Find the lines containing the word "this" and copy every one of them.
++++ Supplied data
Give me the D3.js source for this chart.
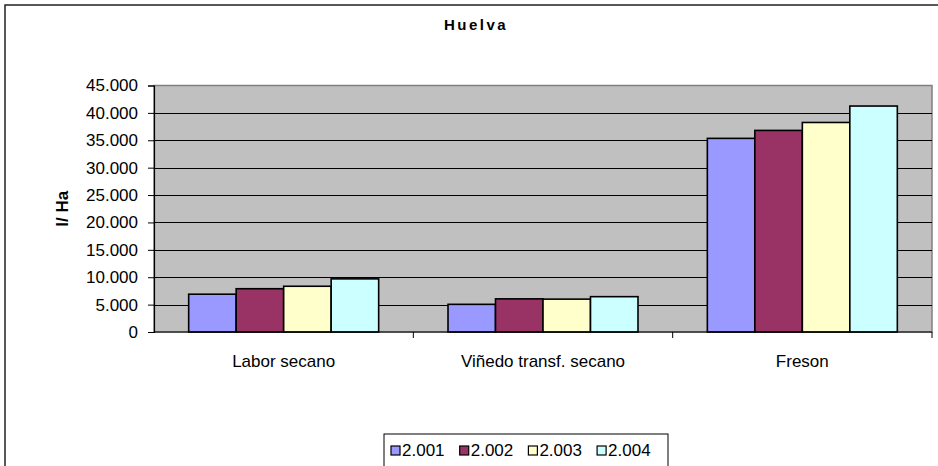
<!DOCTYPE html>
<html>
<head>
<meta charset="utf-8">
<script src="https://cdn.jsdelivr.net/npm/d3@7"></script>
<style>
  body { margin: 0; background: #fff; }
  svg text { font-family: "Liberation Sans", Arial, sans-serif; fill: #000; }
</style>
</head>
<body>
<div id="chart"></div>
<script>
// data
let categories = [ "Labor secano", "Viñedo transf. secano", "Freson" ];
let years = [ "2.001", "2.002", "2.003", "2.004" ];
let values2001 = [ 6900, 5050, 35350 ];
let values2002 = [ 7900, 6050, 36800 ];
let values2003 = [ 8350, 6000, 38250 ];
let values2004 = [ 9700, 6450, 41250 ];
let colors = [ "#9999ff", "#993366", "#ffffcc", "#ccffff" ];
let yTicks = [ 0, 5000, 10000, 15000, 20000, 25000, 30000, 35000, 40000, 45000 ];

let series = [ values2001, values2002, values2003, values2004 ];

let options = {
  width: 938,
  height: 466,
  plot: { left: 154, right: 932, top: 85.5, bottom: 332 }
};

let locale = d3.formatLocale({ decimal: ",", thousands: ".", grouping: [3], currency: ["", ""] });
let fmt = locale.format(",");

let svg = d3.select("#chart")
  .append("svg")
  .attr("width", options.width)
  .attr("height", options.height);

// outer chart border
svg.append("rect")
   .attr("x", 5).attr("y", 5)
   .attr("width", 960).attr("height", 500)
   .attr("fill", "#fff")
   .attr("stroke", "#222")
   .attr("stroke-width", 1.5);

// title
svg.append("text")
   .text("Huelva")
   .attr("x", 476).attr("y", 30)
   .attr("text-anchor", "middle")
   .style("font-weight", "bold")
   .style("font-size", "15px")
   .style("letter-spacing", "2.5px");

let p = options.plot;

let x0 = d3.scaleBand()
  .domain(categories)
  .range([p.left, p.right])
  .padding(0);

let x1 = d3.scaleBand()
  .domain(years)
  .range([0, x0.bandwidth()])
  .paddingInner(0)
  .paddingOuter(0.73);

let y = d3.scaleLinear()
  .domain([0, 45000])
  .range([p.bottom, p.top]);

// plot background
svg.append("rect")
   .attr("x", p.left).attr("y", p.top)
   .attr("width", p.right - p.left)
   .attr("height", p.bottom - p.top)
   .attr("fill", "#c0c0c0")
   .attr("stroke", "#808080")
   .attr("stroke-width", 1.5);

// gridlines
svg.append("g")
   .selectAll("line")
   .data(yTicks.filter(t => t > 0 && t < 45000))
   .enter()
   .append("line")
   .attr("x1", p.left).attr("x2", p.right)
   .attr("y1", d => Math.round(y(d)) + 0.5)
   .attr("y2", d => Math.round(y(d)) + 0.5)
   .attr("stroke", "#000")
   .attr("stroke-width", 1);

// bars
let groups = svg.append("g")
  .selectAll("g")
  .data(categories)
  .enter()
  .append("g")
  .attr("transform", d => `translate(${x0(d)},0)`);

groups.selectAll("rect")
  .data((c, i) => years.map((yr, j) => ({ year: yr, value: series[j][i], color: colors[j] })))
  .enter()
  .append("rect")
  .attr("x", d => x1(d.year))
  .attr("y", d => y(d.value))
  .attr("width", x1.bandwidth())
  .attr("height", d => y(0) - y(d.value))
  .attr("fill", d => d.color)
  .attr("stroke", "#000")
  .attr("stroke-width", 1.6);

// y axis
let yAxis = svg.append("g")
  .attr("transform", `translate(${p.left},0)`)
  .call(d3.axisLeft(y).tickValues(yTicks).tickFormat(fmt).tickSize(6).tickPadding(10));

yAxis.select(".domain").attr("stroke", "#000").attr("stroke-width", 1.2);
yAxis.selectAll(".tick line").attr("stroke", "#000");
yAxis.selectAll(".tick text")
  .style("font-size", "17px")
  .style("font-family", "'Liberation Sans', Arial, sans-serif")
  .attr("fill", "#000");

// x axis
let xAxis = svg.append("g")
  .attr("transform", `translate(0,${p.bottom})`);

xAxis.append("line")
  .attr("x1", p.left).attr("x2", p.right)
  .attr("y1", 0).attr("y2", 0)
  .attr("stroke", "#000").attr("stroke-width", 1.2);

xAxis.selectAll("line.tk")
  .data(categories)
  .enter()
  .append("line")
  .classed("tk", true)
  .attr("x1", d => x0(d) + x0.bandwidth())
  .attr("x2", d => x0(d) + x0.bandwidth())
  .attr("y1", 0).attr("y2", 6)
  .attr("stroke", "#000");

xAxis.selectAll("text")
  .data(categories)
  .enter()
  .append("text")
  .text(d => d)
  .attr("x", d => x0(d) + x0.bandwidth() / 2)
  .attr("y", 35)
  .attr("text-anchor", "middle")
  .style("font-size", "17px");

// y axis title
svg.append("text")
   .text("l/ Ha")
   .attr("transform", `translate(68,${(p.top + p.bottom) / 2}) rotate(-90)`)
   .attr("text-anchor", "middle")
   .style("font-weight", "bold")
   .style("font-size", "17px");

// legend
let legend = svg.append("g").attr("id", "legend");

legend.append("rect")
      .attr("x", 384).attr("y", 434)
      .attr("width", 284).attr("height", 60)
      .attr("fill", "#fff")
      .attr("stroke", "#000")
      .attr("stroke-width", 1);

let items = legend.selectAll("g")
  .data(years)
  .enter()
  .append("g")
  .attr("transform", (d, i) => `translate(${391 + i * 68.7},0)`);

items.append("rect")
  .attr("x", 0).attr("y", 446)
  .attr("width", 9).attr("height", 9)
  .attr("fill", (d, i) => colors[i])
  .attr("stroke", "#000")
  .attr("stroke-width", 1.2);

items.append("text")
  .text(d => d)
  .attr("x", 11).attr("y", 456)
  .style("font-size", "17px");
</script>
</body>
</html>
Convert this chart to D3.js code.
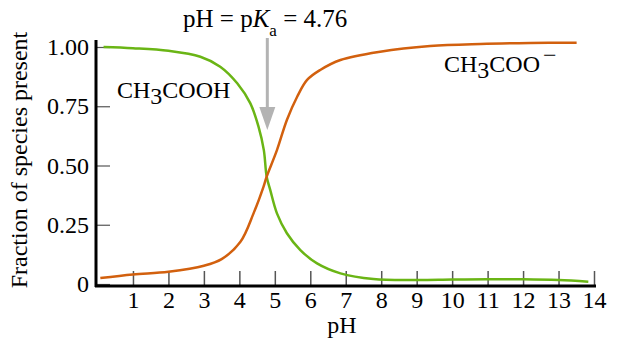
++++++++
**Task response:**
Give me the D3.js source for this chart.
Convert this chart to D3.js code.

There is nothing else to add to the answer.